Они были чрезвычайно разнообразными, эти старушки, но одна общая черта безусловно объединяла этих держательниц маленьких шкатулок с драгоценностями и плетеных ивовых сундуков с салопом покойной бабушки – верность своим вещам. Они были так прочно связаны с ними, что когда старушки умирали, то комнаты их – если сразу же не были разорены родственниками – еще долго хранили их присутствие, их старческие лекарственно-сладкие и пыльно-травяные запахи…
В этой проблеме – человек и вещь – много тонких граней. Вещь благодаря человеку приобретает самостоятельное бытие. Человек, производя вещь, выявляет себя. Бездарные вещи обнаруживают неодаренность натуры, талантливо сделанные – прославляют творца. И это касается не только области художественного творчества, а самого нашего быта, протекающего зачастую в бездушных и антиэстетичных блочных коробках, в геометрически-тупых пространствах малогабаритных квартир, в нечеловеческих полях новостроек, оскорбляющих и глаз, и землю, на которой они вырастают.

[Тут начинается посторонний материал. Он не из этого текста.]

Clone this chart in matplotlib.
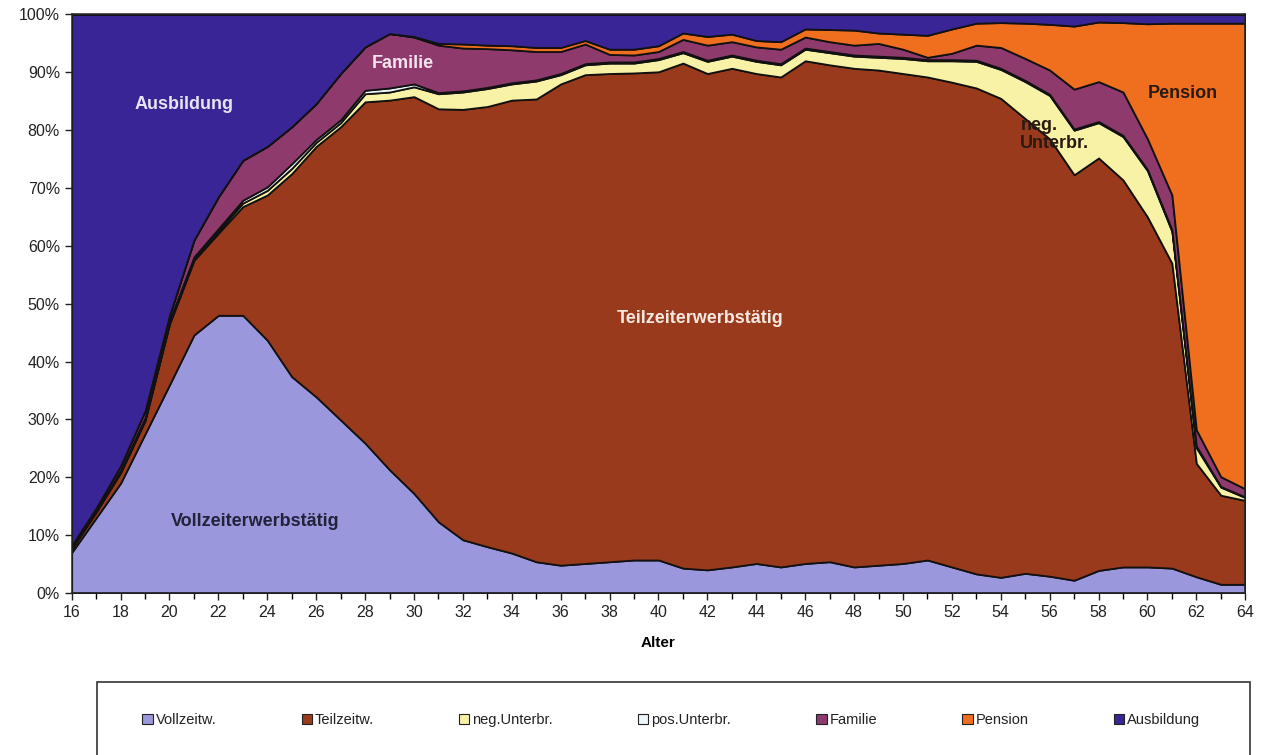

Можно ли вести войну против этого серого однообразия, которое уже есть и в потроха которого мы заселены? Можно ли вести борьбу за выживание в совмещенном санузле и пятиметровой кухне, в восьмиметровой комнате, в тощем коридоре, тихую и жестокую войну вроде той, которую вел мужественный Мангуст с чудовищным Нагом?
Очень трудно. Почти безнадежно. Но иногда силой духа можно победить и эту по нашей же вине растленную материю, организовать внутри этого бездарного пространства оазис существования.

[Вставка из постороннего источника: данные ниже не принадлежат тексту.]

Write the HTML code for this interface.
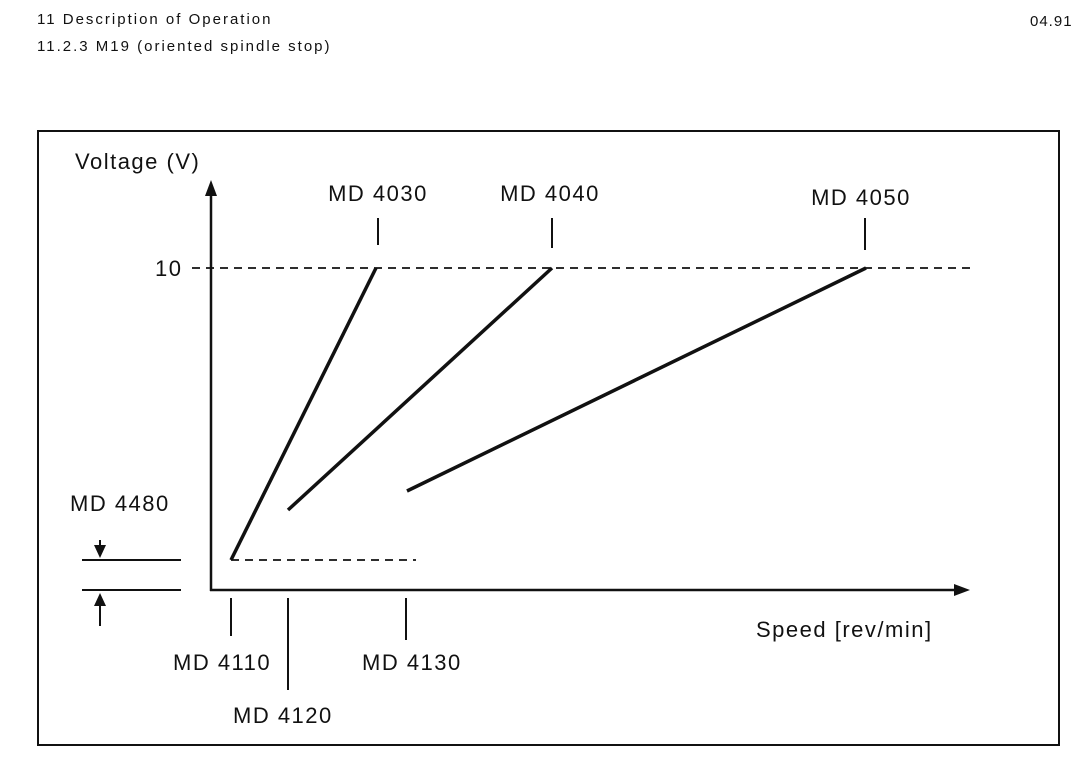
<!DOCTYPE html>
<html><head><meta charset="utf-8"><style>
html,body{margin:0;padding:0;background:#fff;}
svg{display:block;}
text{font-family:"Liberation Sans",Arial,sans-serif;fill:#111;}
</style></head><body>
<svg width="1089" height="770" viewBox="0 0 1089 770" xmlns="http://www.w3.org/2000/svg">
<g font-size="15" letter-spacing="2">
<text x="37" y="24">11 Description of Operation</text>
<text x="37" y="51">11.2.3 M19 (oriented spindle stop)</text>
<text x="1030" y="26" letter-spacing="1">04.91</text>
</g>
<rect x="38" y="131" width="1021" height="614" fill="none" stroke="#111" stroke-width="2"/>
<g stroke="#111" fill="none">
<line x1="211" y1="192" x2="211" y2="591" stroke-width="2.5"/>
<polygon points="211,180 205,196 217,196" fill="#111" stroke="none"/>
<line x1="210" y1="590" x2="958" y2="590" stroke-width="2.5"/>
<polygon points="970,590 954,584 954,596" fill="#111" stroke="none"/>
<line x1="192" y1="268" x2="975" y2="268" stroke-width="1.8" stroke-dasharray="8,6"/>
<line x1="231" y1="560" x2="416" y2="560" stroke-width="1.8" stroke-dasharray="8,6"/>
<line x1="231" y1="560" x2="376" y2="268" stroke-width="3.5"/>
<line x1="288" y1="510" x2="552" y2="268" stroke-width="3.5"/>
<line x1="407" y1="491" x2="866" y2="268" stroke-width="3.5"/>
<line x1="82" y1="560" x2="181" y2="560" stroke-width="2"/>
<line x1="82" y1="590" x2="181" y2="590" stroke-width="2"/>
<line x1="100" y1="540" x2="100" y2="552" stroke-width="2"/>
<line x1="100" y1="604" x2="100" y2="626" stroke-width="2"/>
<line x1="231" y1="598" x2="231" y2="636" stroke-width="2"/>
<line x1="288" y1="598" x2="288" y2="690" stroke-width="2"/>
<line x1="406" y1="598" x2="406" y2="640" stroke-width="2"/>
<line x1="378" y1="218" x2="378" y2="245" stroke-width="2"/>
<line x1="552" y1="218" x2="552" y2="248" stroke-width="2"/>
<line x1="865" y1="218" x2="865" y2="250" stroke-width="2"/>
</g>
<polygon points="100,558 94,545 106,545" fill="#111"/>
<polygon points="100,593 94,606 106,606" fill="#111"/>
<g font-size="22" letter-spacing="1.5">
<text x="75" y="169">Voltage (V)</text>
<text x="155" y="276">10</text>
<text x="378" y="201" text-anchor="middle">MD 4030</text>
<text x="550" y="201" text-anchor="middle">MD 4040</text>
<text x="861" y="205" text-anchor="middle">MD 4050</text>
<text x="70" y="511">MD 4480</text>
<text x="173" y="670">MD 4110</text>
<text x="233" y="723">MD 4120</text>
<text x="362" y="670">MD 4130</text>
<text x="756" y="637">Speed [rev/min]</text>
</g>
</svg>
</body></html>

•••В маленькой комнате – стрельчатое окно. Ну, не совсем стрельчатое. В блочных девятиэтажках не бывает стрельчатых – окно кажется стрельчатым. Потому что хозяйка так хитроумно придумала и скроила занавески. Она же собрала осколки разбитой за долгое время посуды и на стене возле раковины выложила собственноручно мозаику из разноцветных фарфоровых черепков.
Куда ни бросишь взгляд – всюду неожиданность. Откуда-то сверху свисает несколько плетеных корзин. В одной – чистое белье, приготовленное для глажки, в другой – собрано на починку.

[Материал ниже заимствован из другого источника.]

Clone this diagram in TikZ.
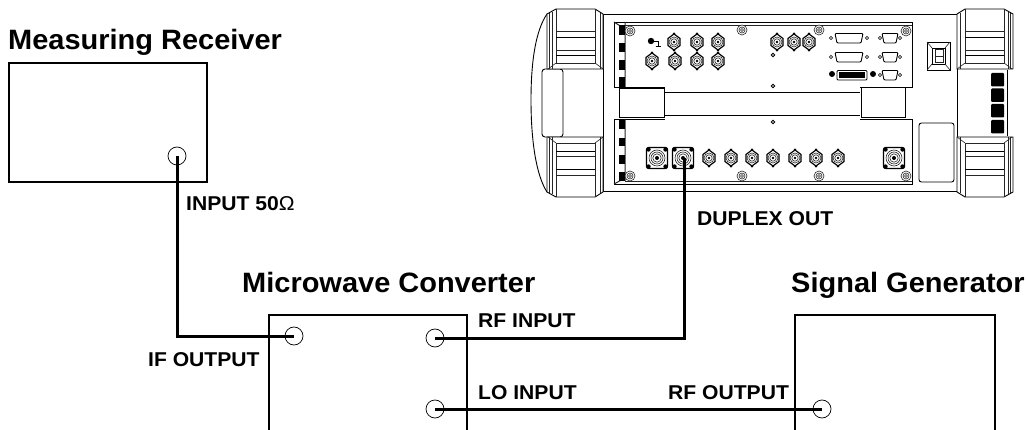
\documentclass[tikz,border=0pt]{standalone}
\usepackage{graphicx}
\usepackage{fontspec}
\setmainfont{Liberation Sans}
\newcommand{\wtitle}[1]{\scalebox{1.035}[1]{#1}}
\newcommand{\wlab}[1]{\scalebox{1.055}[1]{#1}}
\begin{document}
\begin{tikzpicture}[x=1pt,y=-1pt,
  box/.style={draw=black,line width=2pt},
  cable/.style={draw=black,line width=3pt},
  port/.style={circle,draw=black,line width=0.7pt,minimum size=18pt,inner sep=0pt},
  title/.style={anchor=base west,inner sep=0pt,font=\fontsize{28}{28}\selectfont\bfseries},
  lab/.style={anchor=base west,inner sep=0pt,font=\fontsize{20}{20}\selectfont\bfseries},
  dev/.style={draw=black,line width=0.9pt},
  devthin/.style={draw=black!85,line width=0.6pt}]
\useasboundingbox (0,0) rectangle (1028,430);
\fill[white] (0,0) rectangle (1028,430);
% ---------- helpers for the instrument drawing
\newcommand{\bumperpart}{%
  \draw[dev,fill=white] (547,14) -- (556,9) -- (595,9) -- (603,14) -- (603,69) -- (547,69) -- cycle;
  \draw[devthin] (549.5,13) -- (549.5,69) (552,12) -- (552,69) (600,13) -- (600,69);
  \draw[devthin] (556,9) -- (556,63) -- (595,63) -- (595,9);
  \draw[devthin] (556,63) -- (548,69) (595,63) -- (603,69);
  \draw[devthin] (556,31) -- (595,31) (556,50) -- (595,50);
  \draw[dev] (556,37) -- (595,37) (556,55) -- (595,55);
}
\newcommand{\nutconn}[2]{%
  \draw[dev,fill=white,line width=1.2pt] (#1,#2)+(90:8pt) -- +(30:7pt) -- +(-30:7pt) -- +(-90:8pt) -- +(-150:7pt) -- +(150:7pt) -- cycle;
  \fill[black] (#1,#2)+(90:8.3pt) circle (1.3pt) +(-90:8.3pt) circle (1.3pt);
  \draw[devthin] (#1,#2) circle (5pt) (#1,#2) circle (3.2pt);
  \fill[black] (#1,#2) circle (1.3pt);
}
\newcommand{\bigconn}[2]{%
  \draw[dev,fill=white,line width=1.1pt,rounded corners=2pt] (#1-10.5,#2-10.5) rectangle (#1+10.5,#2+10.5);
  \foreach \sx in {-8.5,8.5}\foreach \sy in {-8.5,8.5}\fill[black] (#1+\sx,#2+\sy) circle (2.2pt);
  \draw[devthin] (#1,#2) circle (8pt) (#1,#2) circle (6pt) (#1,#2) circle (4.2pt);
  \fill[black] (#1,#2) circle (2pt);
}
\newcommand{\screwtop}[2]{%
  \draw[devthin,fill=white] (#1,#2) circle (5pt) (#1,#2) circle (3pt);
  \draw[devthin] (#1,#2) circle (1.5pt);
}
\newcommand{\dbig}[2]{%
  \draw[dev,fill=white,rounded corners=1pt] (#1-14,#2-4.5) -- (#1+14,#2-4.5) -- (#1+12,#2+5) -- (#1-12,#2+5) -- cycle;
  \draw[devthin,fill=white] (#1-18,#2) circle (1.6pt) (#1+18,#2) circle (1.6pt);
}
\newcommand{\dsmall}[2]{%
  \draw[dev,fill=white,rounded corners=1pt] (#1-8,#2-4.5) -- (#1+8,#2-4.5) -- (#1+6,#2+5) -- (#1-6,#2+5) -- cycle;
  \draw[devthin,fill=white] (#1-10,#2) circle (1.6pt) (#1+10,#2) circle (1.6pt);
}
% ---------- instrument body
\draw[dev] (547,14) .. controls (536,30) and (531,60) .. (531,100) .. controls (531,140) and (536,175) .. (547,192);
\draw[dev,fill=white,rounded corners=3pt] (542,69) rectangle (563,137);
\draw[dev] (603,14) -- (957,14) (603,191) -- (957,191) (603,14) -- (603,191) (957,14) -- (957,191);
% bumpers
\bumperpart
\begin{scope}[shift={(0,206)},yscale=-1]\bumperpart\end{scope}
\begin{scope}[shift={(1560,0)},xscale=-1]\bumperpart\end{scope}
\begin{scope}[shift={(1560,206)},xscale=-1,yscale=-1]\bumperpart\end{scope}
% right edge and black keys
\draw[dev] (1007,70) -- (1007,136);
\foreach \ky in {73,88.5,104,120}\fill[black,rounded corners=1pt] (991,\ky) rectangle (1004,\ky+13.5);
% upper panel
\draw[dev] (665,87) -- (614,87) -- (614,22) -- (912,22) -- (912,87) -- (860,87);
\draw[devthin] (625,25) -- (912,25);
\draw[dev] (665,92) -- (860,92) (665,115) -- (860,115);
\draw[devthin,line width=1pt] (625,22) -- (625,87) (614,22) -- (625,29);
% lower panel
\draw[dev] (665,119) -- (614,119) -- (614,184) -- (912,184) -- (912,119) -- (860,119);
\draw[devthin] (625,181) -- (912,181);
\draw[devthin,line width=1pt] (625,119) -- (625,181) (614,184) -- (625,178);
% left black strip
\foreach \ya/\yb in {25/35,43/52,60/70,77/87,120/129,138/146,155/164,172/181}
  \fill[black] (619,\ya) rectangle (625,\yb);
% brackets
\draw[dev,line width=1pt,fill=white] (619,89) rectangle (664,118);
\draw[dev,line width=1pt,fill=white] (861,88) rectangle (905,118);
% screws
\foreach \sx/\sy in {630/31,742/30,819/30,906/31,630/176,742/176,819/176,906/176}{\screwtop{\sx}{\sy}}
% top-row connectors
\foreach \cx in {674,697,718,777,794,809}{\nutconn{\cx}{42}}
\foreach \cx in {652,675,697,718}{\nutconn{\cx}{61}}
% earth terminal
\fill[black] (651,41) circle (3.2pt);
\draw[dev] (651,41) -- (658,41) -- (658,46) (655.5,46) -- (660.5,46);
% small holes
\foreach \hy in {55,86,122}{\draw[dev,fill=white] (773,\hy) circle (1.7pt);}
% D-sub connectors
\dbig{849}{38}\dbig{849}{57}
\dsmall{890}{38}\dsmall{890}{57}\dsmall{890}{75}
\draw[dev,fill=white,rounded corners=1pt] (837,70.5) rectangle (867,80);
\fill[black] (839,72) rectangle (865,78.5);
\fill[black] (832,74) circle (3pt) (873,74) circle (3pt);
% switch
\draw[dev] (927,42) rectangle (950,70);
\draw[dev] (932,48) rectangle (945,64);
\draw[devthin] (935,49.5) rectangle (943,62.5) (935,56) -- (943,56);
\draw[devthin] (927,42) -- (932,48) (950,42) -- (945,48) (927,70) -- (932,64) (950,70) -- (945,64);
% window
\draw[dev,rounded corners=2.5pt] (919,123) rectangle (954,182);
% lower-row connectors
\foreach \cx in {709,731,752,773,795,816,838}{\nutconn{\cx}{158}}
\bigconn{657}{158}
\bigconn{894}{158}
\bigconn{683}{158}
% ---------- boxes
\draw[box] (8.5,63) rectangle (207,182);
\draw[box] (269,430) -- (269,315) -- (467,315) -- (467,430);
\draw[box] (795,430) -- (795,315) -- (995,315) -- (995,430);
% ---------- ports
\node[port] (input) at (177,156) {};
\node[port] (ifout) at (294,336) {};
\node[port] (rfin) at (435,338) {};
\node[port] (loin) at (435,409) {};
\node[port] (rfout) at (822,409) {};
\coordinate (duplex) at (684,158);
% ---------- cables
\draw[cable] (input.center) |- (ifout.center);
\draw[cable] (duplex) |- (rfin.center);
\draw[cable] (loin.center) -- (rfout.center);
% ---------- labels
\node[title] (tmr) at (8,50) {\wtitle{Measuring Receiver}};
\node[title] (tmc) at (242,293) {\wtitle{Microwave Converter}};
\node[title] (tsg) at (791,293) {\wtitle{Signal Generator}};
\node[lab] (l1) at (186,211) {\wlab{INPUT 50{\fontseries{m}\selectfont Ω}}};
\node[lab] (l2) at (697,226) {\wlab{DUPLEX OUT}};
\node[lab] (l3) at (478,327) {\wlab{RF INPUT}};
\node[lab] (l4) at (478,399) {\wlab{LO INPUT}};
\node[lab] (l5) at (668,399) {\wlab{RF OUTPUT}};
\node[lab] (l6) at (148,366) {\wlab{IF OUTPUT}};
\end{tikzpicture}
\end{document}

– Очень мало места, – объясняет мне хозяйка, моя подруга Галя.
И она преобразует это сплющенное пространство. Устраивает выгородки, делает подвижные источники света. Зеркало, черное, белое – всё работает по своим законам, и законы эти Галя знает. Она – театральный художник. И она не перестает им быть никогда, даже во сне, даже в малогабаритной квартире площадью в двадцать два квадратных метра.
И очарование этого театрализованного пространства так велико, что отступает исходная бездарность этих клетушек.
Вот мы сидим на кухне, рядом с вечным чайником, – как и полагается настоящим москвичам. Галя, по-птичьи прицелившись в какую-то тряпочку своим желтым глазом, берет ее и начинает мять крупными пальцами. Я – в праздности. Она – нет. Ее руки всегда заняты. Она извиняется: не обращай внимания, я буду сучить руками. И сучит.
Детская шуба, продувная, изношенная, но хранящая тепло десятка носивших ее детей, лежит перед ней на столе. Она отрезает пуговицы, отпарывает подкладку, вздыхает и вырезает стельки… Даже из самой изношенной шубы их получается не меньше четырех.
Однажды при мне мелкие лоскутки разносортного меха были выровнены и приклеены на деревянную скамеечку. Вот теперь я сижу на этой «меховой» скамеечке и наблюдаю, как изношенная шуба и старые голенища от сапог превращаются на глазах в замшевый кошелек, карман, футляр, в кожаную рамку для фотографии, в домашние тапочки. И каждый предмет самостоятельно красив и полноправен в своем новом бытии. Шелк, бархат, бечевка, мешковина, уже отжившие свой век, вдруг обнаруживают в Галиных руках какие-то новые качества, и происходит рождение новых вещей. Может быть, правильнее это назвать воскрешением материала?